Материнская эта забота в бумазейном шлафроке прямо таки раздражает, ей тесно в Ногане. Рекомендуя Шопена своей подруге в Париже, мадам Санд пишет:
«Вот тебе мой маленький Шопен; поручаю его твоим заботам; займись им, хотя бы он и не хотел этого. Он плохо ведет себя, когда меня нет подле него, слуга у него хороший, но глуп. Я не беспокоюсь о его обедах, потому как ему не отбиться от приглашений со всех сторон. Но по утрам, за своими бесконечными уроками, боюсь, он позабудет о чашечке шоколада или бульона, который я насильно вливаю в него, когда нахожусь рядом. Сейчас Шопен чувствует себя хорошо, ему, как и всем, нужны только сон и еда».
Несмотря на то, что Шопен терпимо относился к компаниям, собиравшимся в Ногане, мадам Санд знала, что некоторых ее гостей он просто-напросто не переносил. Брат мадам Санд, Ипполит Шатирон, выводил Шопена из себя, а был он ближайшим соседом. Не всегда доставляло Шопену удовольствие общество мадемуазель де Розьер. А уж что касается пролетарских поэтов, которым покровительствовала мадам Санд, превращая их в самых настоящих буржуа, поскольку настоящих поэтов сделать из них она не могла, — меценатка не осмеливалась их приглашать, покуда Шопен пребывал под крышей ее дома. Гости Шопена не всегда приходились по вкусу мадам Санд, он же, проявляя необыкновенный такт, весьма редко приглашал их в Ноган, а если и делал это, то всегда от имени «хозяйки дома», как называл ее Фридерик.
Среди множества гостей, приезжавших в Ноган, был один, кто своей чуткостью и сердечностью, своим большим умом, не талантом своим, которого Фридерик не признавал, завоевал сердце Шопена. Это был великий художник Эжен Делакруа.

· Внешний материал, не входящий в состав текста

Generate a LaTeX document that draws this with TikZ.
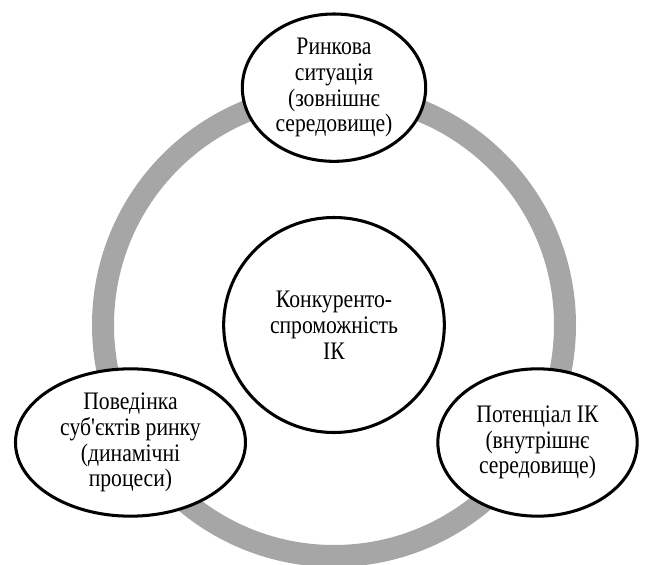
\documentclass[tikz,border=0pt]{standalone}
\usepackage{fontspec}
\setmainfont{Liberation Serif}[Ligatures=TeXOff, FakeStretch=0.86]
\usetikzlibrary{shapes.geometric}
\definecolor{ringGray}{HTML}{A6A6A6}

\begin{document}
\begin{tikzpicture}[
  every node/.style={font=\fontsize{21.5}{22}\selectfont, align=center},
  core/.style={
    ellipse,
    draw=black,
    fill=white,
    line width=2.6pt,
    minimum width=6.62cm,
    minimum height=6.45cm,
    inner sep=0pt
  },
  factor/.style={
    ellipse,
    draw=black,
    fill=white,
    line width=2.6pt,
    minimum height=4.42cm,
    inner sep=0pt
  },
  ringline/.style={draw=ringGray, line width=0.66cm}
]

\useasboundingbox (-10.02,-7.17) rectangle (9.39,9.75);

\node[core] (core) at (0,0) {Конкуренто-\\спроможність\\ІК};

\draw[ringline] (core.center) circle (6.93);

\node[factor, minimum width=5.5cm] (market) at (90:7.12)
{Ринкова\\ситуація\\(зовнішнє\\середовище)};
\node[factor, minimum width=6.9cm] (actors) at (210:7.05)
{Поведінка\\суб'єктів ринку\\(динамічні\\процеси)};
\node[factor, minimum width=5.98cm] (potential) at (330:7.05)
{Потенціал ІК\\(внутрішнє\\середовище)};

\end{tikzpicture}
\end{document}
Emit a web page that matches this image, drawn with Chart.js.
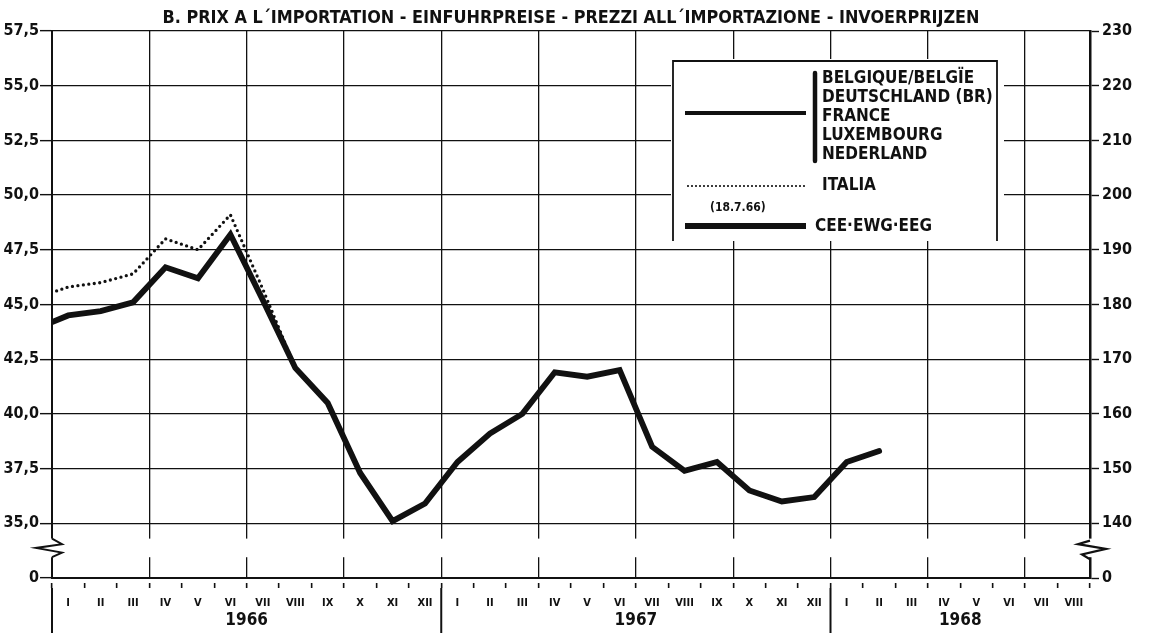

При жизни Шопена немногие понимали все его значение; был он великим пианистом, известным салонным денди, земляки знали, что творится у него в сердце. Но эпохального, революционного значения его творчества как-то не замечали. Поклонники мадам Санд утверждают, что она не только понимала его творчество, но и была его советчицей. Невозможно представить себе суждения более неверного. Все высказывания автора «Лелии» о музыке, попадающиеся в ее произведениях, а в особенности то, что говорит она о музыке Шопена в «Истории моей жизни» и в «Зиме на Майорке», туманны и по-детски наивны. В эпохальном значении творчества Фридерика отдавали себе отчет Эльснер, Шуман. Лист понимал, в чем дело, но ему мешали его собственное самолюбие, яростная ревность мадам д’Агу, внешняя декорация его комедиантской, хотя и великолепной, жизни. Это музыканты. Из немузыкантов, кроме Гейне, только Делакруа понимал Шопена, постигнув саму суть этого необычайного явления. «У меня, — писал он в своем дневнике, — теперь бесконечные беседы с Шопеном, которого я очень люблю и который является человеком весьма незаурядным; это самый настоящий из всех художников, каких я только встречал в жизни. Он принадлежит к тем немногим художникам, которыми можно восхищаться и которых можно уважать».